## Stated exercise:
Copy every line that holds "this".

Figure scripts
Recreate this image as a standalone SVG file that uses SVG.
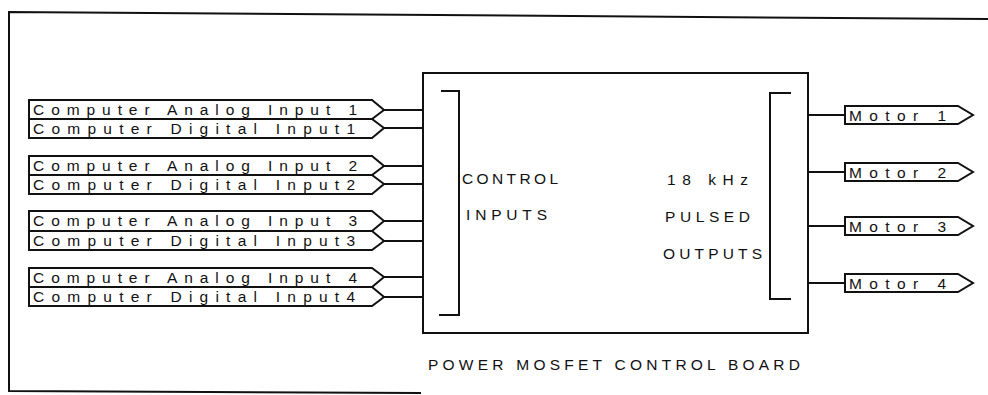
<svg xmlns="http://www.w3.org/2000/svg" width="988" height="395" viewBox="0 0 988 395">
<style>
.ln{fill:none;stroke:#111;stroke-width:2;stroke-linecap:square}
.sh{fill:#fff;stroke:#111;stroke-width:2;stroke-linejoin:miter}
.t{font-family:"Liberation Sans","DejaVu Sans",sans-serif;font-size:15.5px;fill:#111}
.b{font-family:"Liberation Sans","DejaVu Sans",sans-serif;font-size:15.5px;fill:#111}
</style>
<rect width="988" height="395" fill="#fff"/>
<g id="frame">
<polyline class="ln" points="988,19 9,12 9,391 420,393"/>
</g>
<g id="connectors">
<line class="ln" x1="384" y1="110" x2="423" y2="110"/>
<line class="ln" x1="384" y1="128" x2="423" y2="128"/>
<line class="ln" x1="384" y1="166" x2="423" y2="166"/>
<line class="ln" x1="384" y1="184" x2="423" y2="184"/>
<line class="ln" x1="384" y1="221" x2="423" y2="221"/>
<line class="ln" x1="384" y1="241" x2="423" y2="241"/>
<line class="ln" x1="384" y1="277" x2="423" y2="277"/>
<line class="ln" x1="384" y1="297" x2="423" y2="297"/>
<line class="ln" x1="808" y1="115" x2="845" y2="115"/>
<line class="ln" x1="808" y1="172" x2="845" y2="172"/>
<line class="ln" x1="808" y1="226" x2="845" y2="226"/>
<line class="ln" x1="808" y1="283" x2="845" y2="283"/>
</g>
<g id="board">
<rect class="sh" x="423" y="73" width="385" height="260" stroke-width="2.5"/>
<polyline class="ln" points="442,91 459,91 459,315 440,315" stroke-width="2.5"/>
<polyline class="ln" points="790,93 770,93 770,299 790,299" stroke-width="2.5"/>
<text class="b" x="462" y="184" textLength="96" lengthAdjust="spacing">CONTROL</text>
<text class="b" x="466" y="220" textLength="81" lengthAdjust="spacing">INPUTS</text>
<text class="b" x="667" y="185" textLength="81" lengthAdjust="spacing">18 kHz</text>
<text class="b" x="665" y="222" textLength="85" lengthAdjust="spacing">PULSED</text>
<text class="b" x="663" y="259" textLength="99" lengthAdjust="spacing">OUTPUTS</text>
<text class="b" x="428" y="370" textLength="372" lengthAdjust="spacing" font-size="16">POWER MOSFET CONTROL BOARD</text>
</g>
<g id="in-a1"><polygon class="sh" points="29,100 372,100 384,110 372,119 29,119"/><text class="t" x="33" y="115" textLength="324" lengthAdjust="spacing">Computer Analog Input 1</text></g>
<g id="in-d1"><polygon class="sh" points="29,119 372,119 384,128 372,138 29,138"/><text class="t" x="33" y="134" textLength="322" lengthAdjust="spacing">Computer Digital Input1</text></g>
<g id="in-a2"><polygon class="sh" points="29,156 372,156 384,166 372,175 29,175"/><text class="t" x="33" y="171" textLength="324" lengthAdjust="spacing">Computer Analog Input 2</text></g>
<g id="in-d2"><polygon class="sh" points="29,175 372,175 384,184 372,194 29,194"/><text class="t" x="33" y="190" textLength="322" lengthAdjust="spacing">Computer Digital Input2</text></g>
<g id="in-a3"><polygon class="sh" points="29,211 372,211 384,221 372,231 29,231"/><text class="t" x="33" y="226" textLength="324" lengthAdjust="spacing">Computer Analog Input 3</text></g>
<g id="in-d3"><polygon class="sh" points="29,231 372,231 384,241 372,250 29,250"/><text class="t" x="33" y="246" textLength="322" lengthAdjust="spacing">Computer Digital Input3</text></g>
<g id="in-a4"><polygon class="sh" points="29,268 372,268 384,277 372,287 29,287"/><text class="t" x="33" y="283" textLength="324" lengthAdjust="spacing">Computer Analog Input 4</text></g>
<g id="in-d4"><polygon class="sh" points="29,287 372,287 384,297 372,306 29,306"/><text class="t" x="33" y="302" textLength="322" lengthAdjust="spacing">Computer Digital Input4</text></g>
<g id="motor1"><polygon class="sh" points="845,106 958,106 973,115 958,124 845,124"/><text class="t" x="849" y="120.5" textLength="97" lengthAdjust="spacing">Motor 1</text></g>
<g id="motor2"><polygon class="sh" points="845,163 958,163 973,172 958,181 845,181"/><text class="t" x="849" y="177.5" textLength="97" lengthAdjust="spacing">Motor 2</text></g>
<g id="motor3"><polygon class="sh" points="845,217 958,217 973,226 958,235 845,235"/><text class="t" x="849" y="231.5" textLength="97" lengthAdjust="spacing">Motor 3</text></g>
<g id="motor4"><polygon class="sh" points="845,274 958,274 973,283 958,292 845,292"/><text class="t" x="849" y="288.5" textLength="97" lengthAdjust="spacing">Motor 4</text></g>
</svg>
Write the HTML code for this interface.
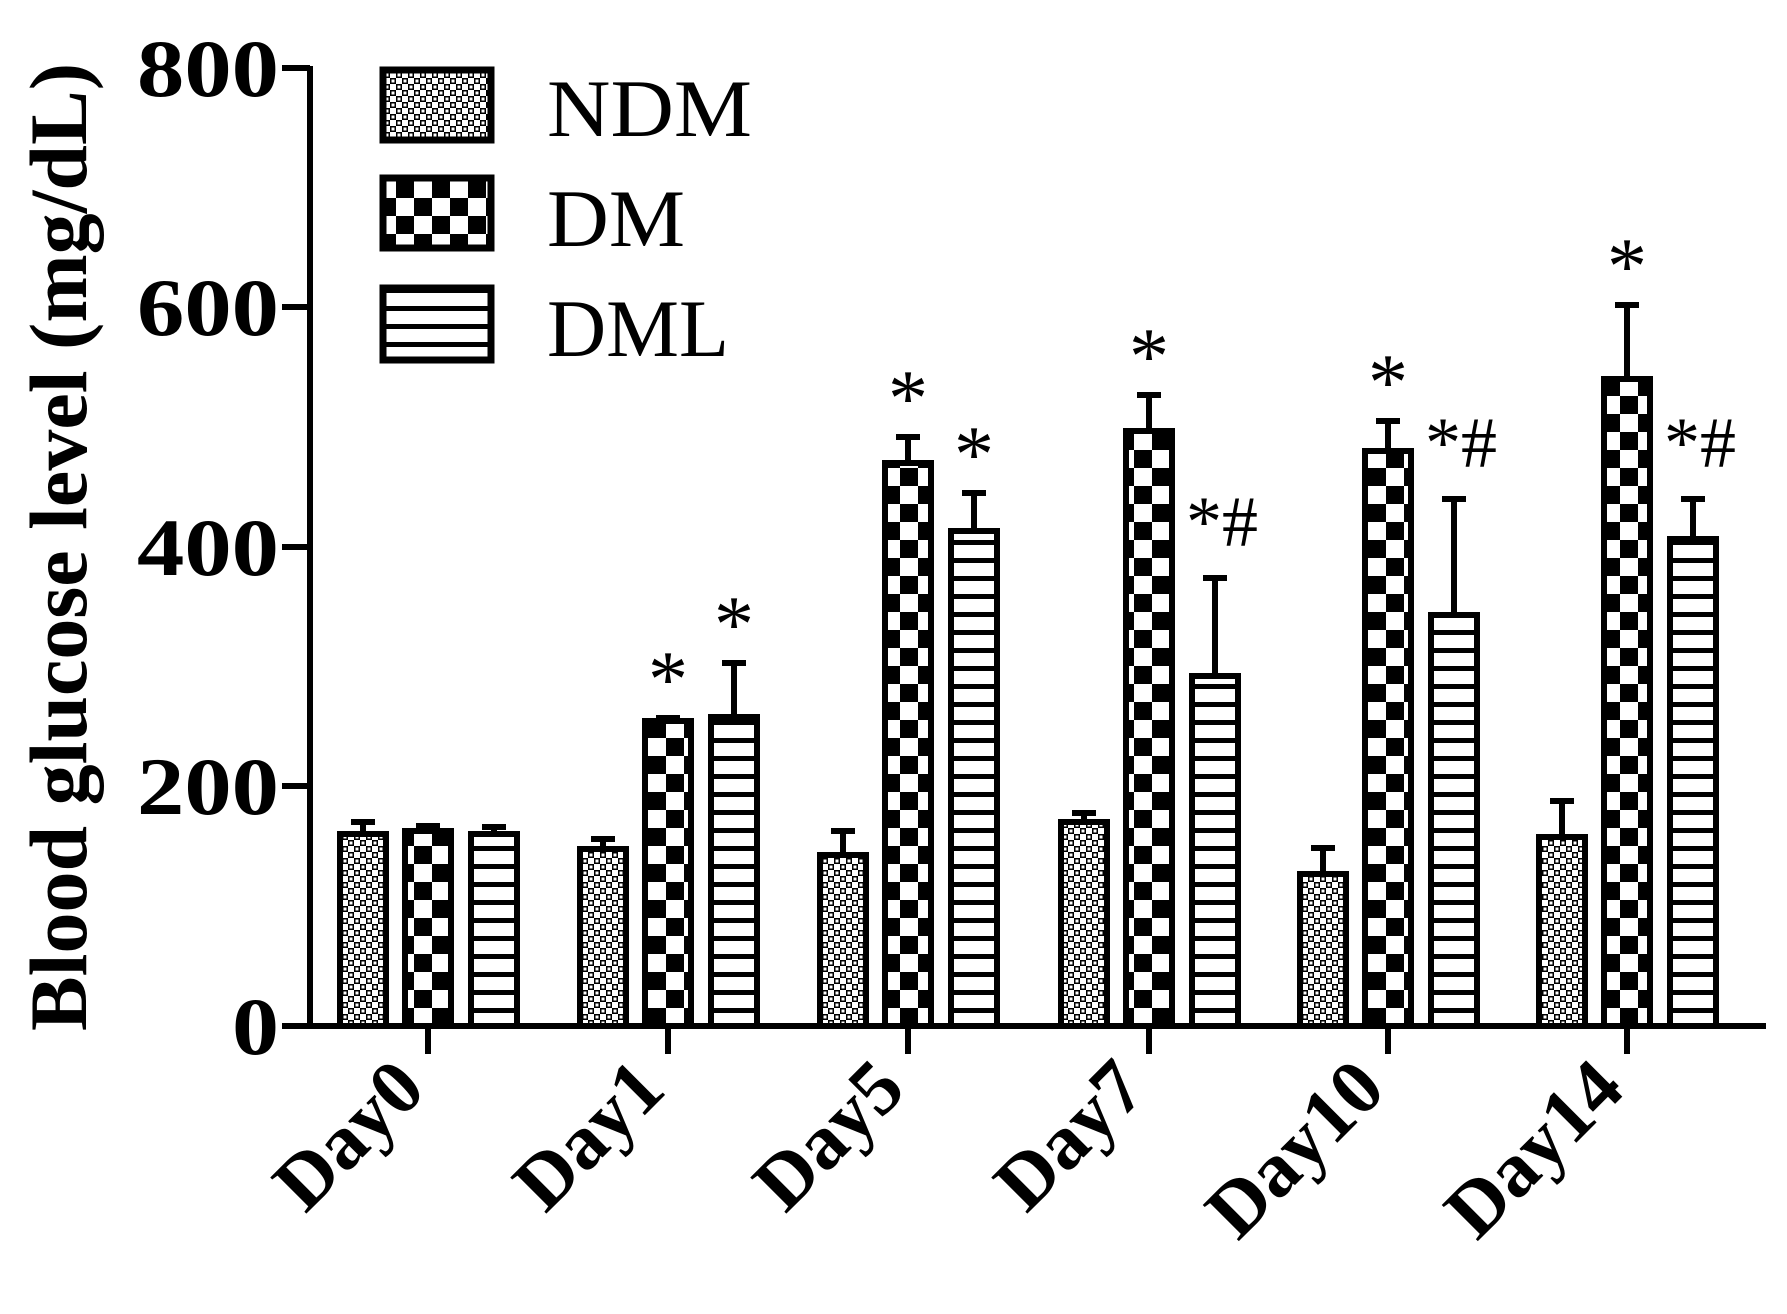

## Solution:
Recreate this image as a standalone SVG file that uses SVG.
Write the HTML code for this interface.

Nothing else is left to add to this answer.